◆ Records shown
--*--
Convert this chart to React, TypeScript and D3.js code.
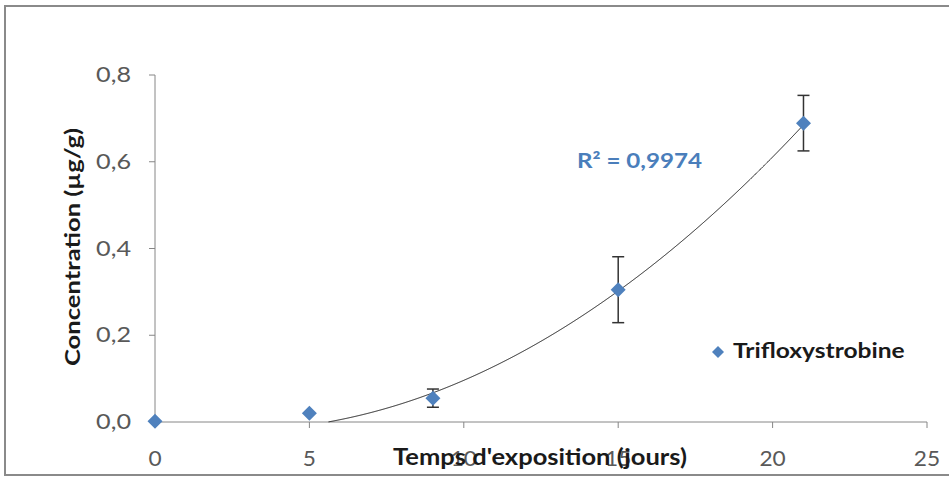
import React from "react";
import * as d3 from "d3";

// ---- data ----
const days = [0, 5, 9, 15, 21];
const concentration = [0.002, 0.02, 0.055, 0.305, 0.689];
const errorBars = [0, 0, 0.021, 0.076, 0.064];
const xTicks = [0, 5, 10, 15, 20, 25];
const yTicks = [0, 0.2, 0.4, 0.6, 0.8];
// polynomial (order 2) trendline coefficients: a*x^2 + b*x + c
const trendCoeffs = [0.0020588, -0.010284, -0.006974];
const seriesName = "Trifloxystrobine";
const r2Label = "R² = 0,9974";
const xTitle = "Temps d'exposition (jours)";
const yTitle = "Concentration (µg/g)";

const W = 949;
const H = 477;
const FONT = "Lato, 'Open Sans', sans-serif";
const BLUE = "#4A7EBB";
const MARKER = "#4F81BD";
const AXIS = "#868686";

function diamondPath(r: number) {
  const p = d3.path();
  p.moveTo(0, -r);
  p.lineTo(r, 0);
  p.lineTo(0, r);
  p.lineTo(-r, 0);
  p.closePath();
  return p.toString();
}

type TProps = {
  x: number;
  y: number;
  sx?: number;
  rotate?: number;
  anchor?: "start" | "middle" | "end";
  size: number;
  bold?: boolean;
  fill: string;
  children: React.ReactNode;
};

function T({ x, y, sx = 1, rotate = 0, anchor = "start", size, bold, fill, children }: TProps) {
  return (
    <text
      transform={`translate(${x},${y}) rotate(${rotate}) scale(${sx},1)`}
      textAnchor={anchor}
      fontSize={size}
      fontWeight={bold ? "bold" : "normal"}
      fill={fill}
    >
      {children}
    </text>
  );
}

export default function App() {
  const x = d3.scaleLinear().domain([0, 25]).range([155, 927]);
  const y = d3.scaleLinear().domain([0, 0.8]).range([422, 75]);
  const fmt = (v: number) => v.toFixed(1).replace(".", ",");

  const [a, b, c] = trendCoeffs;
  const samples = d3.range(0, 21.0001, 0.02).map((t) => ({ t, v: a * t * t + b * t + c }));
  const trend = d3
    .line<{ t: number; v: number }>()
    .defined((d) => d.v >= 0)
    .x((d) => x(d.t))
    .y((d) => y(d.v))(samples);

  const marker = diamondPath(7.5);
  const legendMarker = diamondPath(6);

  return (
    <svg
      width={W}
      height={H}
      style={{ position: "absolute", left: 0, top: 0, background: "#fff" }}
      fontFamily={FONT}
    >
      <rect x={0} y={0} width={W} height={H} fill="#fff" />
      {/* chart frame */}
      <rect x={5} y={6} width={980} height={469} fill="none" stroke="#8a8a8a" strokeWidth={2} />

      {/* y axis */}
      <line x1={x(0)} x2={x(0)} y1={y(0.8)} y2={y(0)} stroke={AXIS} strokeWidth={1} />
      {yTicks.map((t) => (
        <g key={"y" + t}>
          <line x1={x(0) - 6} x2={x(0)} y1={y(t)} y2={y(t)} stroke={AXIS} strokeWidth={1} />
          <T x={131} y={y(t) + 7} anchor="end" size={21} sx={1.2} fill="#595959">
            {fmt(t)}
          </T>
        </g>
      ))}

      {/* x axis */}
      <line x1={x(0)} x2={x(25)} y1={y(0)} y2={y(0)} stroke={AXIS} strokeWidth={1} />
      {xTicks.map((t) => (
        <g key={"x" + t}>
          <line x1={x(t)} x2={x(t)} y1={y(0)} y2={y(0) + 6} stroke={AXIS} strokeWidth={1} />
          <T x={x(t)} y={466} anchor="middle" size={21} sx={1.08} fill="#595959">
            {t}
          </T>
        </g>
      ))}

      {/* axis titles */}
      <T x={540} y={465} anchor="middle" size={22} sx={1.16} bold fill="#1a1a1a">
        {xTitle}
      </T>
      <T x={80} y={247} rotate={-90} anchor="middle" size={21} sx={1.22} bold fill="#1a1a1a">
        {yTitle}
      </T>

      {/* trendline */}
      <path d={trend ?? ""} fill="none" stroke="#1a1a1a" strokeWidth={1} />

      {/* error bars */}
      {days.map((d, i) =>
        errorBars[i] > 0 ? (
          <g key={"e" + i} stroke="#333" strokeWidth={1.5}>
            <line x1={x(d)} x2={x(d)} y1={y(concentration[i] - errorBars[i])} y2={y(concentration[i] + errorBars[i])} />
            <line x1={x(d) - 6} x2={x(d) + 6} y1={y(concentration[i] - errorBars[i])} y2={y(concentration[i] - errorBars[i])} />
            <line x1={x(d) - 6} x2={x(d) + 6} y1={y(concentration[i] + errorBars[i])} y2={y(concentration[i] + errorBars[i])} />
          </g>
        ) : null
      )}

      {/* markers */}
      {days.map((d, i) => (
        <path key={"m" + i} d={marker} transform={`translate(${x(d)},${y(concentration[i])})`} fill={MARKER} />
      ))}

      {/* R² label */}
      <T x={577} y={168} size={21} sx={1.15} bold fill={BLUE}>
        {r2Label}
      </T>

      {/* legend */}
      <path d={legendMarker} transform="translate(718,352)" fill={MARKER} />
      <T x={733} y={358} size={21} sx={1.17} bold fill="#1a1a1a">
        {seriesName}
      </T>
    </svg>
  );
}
--*--
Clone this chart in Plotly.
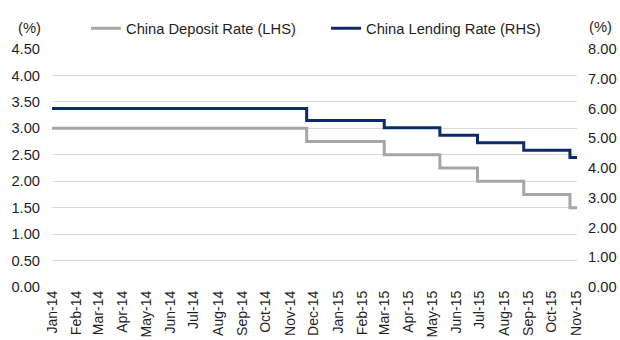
--*--
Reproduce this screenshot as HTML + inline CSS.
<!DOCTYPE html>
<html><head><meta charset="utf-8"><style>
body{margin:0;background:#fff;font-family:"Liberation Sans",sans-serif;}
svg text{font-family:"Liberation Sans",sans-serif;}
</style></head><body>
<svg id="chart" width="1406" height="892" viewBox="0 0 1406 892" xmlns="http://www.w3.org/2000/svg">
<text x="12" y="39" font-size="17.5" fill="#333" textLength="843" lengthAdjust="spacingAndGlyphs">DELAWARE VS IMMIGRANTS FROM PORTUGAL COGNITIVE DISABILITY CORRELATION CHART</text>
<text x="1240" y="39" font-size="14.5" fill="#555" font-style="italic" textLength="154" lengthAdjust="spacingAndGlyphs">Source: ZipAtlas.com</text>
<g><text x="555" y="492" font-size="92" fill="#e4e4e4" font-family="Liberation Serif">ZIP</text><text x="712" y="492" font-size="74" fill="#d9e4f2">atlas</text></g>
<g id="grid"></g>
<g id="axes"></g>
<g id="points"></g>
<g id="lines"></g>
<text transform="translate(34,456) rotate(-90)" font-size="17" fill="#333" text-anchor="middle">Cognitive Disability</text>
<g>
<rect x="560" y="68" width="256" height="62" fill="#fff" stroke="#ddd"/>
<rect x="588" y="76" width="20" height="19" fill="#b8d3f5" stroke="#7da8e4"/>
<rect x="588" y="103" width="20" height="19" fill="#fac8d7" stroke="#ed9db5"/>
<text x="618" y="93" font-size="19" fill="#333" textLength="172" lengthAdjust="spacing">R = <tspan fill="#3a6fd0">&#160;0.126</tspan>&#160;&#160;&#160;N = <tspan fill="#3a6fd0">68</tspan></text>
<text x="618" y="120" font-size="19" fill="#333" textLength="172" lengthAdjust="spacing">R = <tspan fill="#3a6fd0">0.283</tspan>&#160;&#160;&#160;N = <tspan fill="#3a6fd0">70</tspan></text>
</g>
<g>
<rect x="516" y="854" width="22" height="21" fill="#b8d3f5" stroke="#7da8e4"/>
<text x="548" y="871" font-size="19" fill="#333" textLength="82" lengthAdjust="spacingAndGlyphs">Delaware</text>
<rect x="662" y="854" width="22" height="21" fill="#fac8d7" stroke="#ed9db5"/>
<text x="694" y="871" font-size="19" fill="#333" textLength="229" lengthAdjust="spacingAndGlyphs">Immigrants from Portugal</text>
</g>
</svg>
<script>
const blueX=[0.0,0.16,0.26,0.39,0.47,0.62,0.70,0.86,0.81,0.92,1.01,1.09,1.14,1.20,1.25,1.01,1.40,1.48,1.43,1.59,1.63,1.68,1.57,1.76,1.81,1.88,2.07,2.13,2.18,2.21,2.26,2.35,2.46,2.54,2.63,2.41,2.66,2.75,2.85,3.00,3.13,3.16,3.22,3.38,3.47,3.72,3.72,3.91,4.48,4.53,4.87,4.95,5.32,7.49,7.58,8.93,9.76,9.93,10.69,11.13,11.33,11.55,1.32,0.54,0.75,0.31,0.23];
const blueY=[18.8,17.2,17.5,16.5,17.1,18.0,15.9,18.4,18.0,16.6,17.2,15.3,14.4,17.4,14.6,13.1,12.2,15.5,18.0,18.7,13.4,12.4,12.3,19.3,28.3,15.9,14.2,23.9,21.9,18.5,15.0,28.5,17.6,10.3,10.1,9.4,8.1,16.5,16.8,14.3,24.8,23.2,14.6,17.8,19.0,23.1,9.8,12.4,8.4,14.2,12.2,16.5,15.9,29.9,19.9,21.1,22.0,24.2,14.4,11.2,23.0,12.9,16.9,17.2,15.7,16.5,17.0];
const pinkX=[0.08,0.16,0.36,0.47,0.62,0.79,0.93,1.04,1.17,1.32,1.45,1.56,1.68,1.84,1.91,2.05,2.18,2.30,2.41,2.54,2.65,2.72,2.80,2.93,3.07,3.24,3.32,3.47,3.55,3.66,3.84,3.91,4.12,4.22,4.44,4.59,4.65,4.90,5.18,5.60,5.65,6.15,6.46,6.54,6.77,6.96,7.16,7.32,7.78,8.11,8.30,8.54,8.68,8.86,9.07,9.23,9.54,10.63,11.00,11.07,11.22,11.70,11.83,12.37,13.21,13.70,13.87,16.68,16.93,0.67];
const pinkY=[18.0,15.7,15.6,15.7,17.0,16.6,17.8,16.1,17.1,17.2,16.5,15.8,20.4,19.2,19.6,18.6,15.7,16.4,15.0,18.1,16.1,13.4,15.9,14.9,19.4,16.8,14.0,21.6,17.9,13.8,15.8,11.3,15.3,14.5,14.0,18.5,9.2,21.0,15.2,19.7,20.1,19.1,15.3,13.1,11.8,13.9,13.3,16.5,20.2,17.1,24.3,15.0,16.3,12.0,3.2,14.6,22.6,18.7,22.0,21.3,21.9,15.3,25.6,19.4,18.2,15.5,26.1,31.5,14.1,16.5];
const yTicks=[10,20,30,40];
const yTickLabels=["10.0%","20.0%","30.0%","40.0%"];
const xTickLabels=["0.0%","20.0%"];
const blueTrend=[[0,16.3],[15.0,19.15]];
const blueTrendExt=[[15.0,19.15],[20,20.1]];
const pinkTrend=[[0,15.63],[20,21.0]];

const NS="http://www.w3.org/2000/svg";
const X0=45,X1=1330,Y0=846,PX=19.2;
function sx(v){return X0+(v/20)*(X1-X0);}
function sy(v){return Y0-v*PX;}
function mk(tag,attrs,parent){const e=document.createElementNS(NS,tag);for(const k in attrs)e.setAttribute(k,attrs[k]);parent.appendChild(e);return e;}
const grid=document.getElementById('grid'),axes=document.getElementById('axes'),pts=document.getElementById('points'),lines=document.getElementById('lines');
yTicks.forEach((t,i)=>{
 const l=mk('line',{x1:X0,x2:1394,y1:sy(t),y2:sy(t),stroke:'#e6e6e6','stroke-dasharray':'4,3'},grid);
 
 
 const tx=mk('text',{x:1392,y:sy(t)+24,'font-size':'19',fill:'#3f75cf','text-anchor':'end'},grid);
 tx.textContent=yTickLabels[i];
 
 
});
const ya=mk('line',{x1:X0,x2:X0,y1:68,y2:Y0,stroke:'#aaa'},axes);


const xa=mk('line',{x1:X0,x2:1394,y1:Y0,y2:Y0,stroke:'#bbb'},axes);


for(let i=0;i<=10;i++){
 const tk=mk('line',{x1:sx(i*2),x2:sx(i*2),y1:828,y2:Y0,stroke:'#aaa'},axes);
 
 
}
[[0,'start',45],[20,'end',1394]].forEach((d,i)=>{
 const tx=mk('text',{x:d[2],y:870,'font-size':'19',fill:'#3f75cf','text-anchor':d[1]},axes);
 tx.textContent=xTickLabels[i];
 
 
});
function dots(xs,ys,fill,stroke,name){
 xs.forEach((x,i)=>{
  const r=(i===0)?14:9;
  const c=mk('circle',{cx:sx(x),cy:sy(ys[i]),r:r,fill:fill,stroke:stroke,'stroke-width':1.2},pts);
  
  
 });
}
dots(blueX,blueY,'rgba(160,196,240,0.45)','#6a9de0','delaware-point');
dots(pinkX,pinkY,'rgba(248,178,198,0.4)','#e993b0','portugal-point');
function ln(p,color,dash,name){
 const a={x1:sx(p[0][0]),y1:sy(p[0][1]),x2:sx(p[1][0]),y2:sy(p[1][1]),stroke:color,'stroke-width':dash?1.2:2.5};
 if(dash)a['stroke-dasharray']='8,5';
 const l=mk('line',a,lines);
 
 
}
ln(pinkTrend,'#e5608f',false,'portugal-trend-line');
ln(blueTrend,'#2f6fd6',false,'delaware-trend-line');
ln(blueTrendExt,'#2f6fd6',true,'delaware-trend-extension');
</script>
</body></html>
--*--
◆ Instructions for the task
Copy exactly, and copy only, the lines from the one with "Convert this chart" to the one with "import * as", ends included. Pictures are not part of the copy.

◆ The reply
Convert this chart to React, TypeScript and D3.js code.
import React from "react";
import * as d3 from "d3";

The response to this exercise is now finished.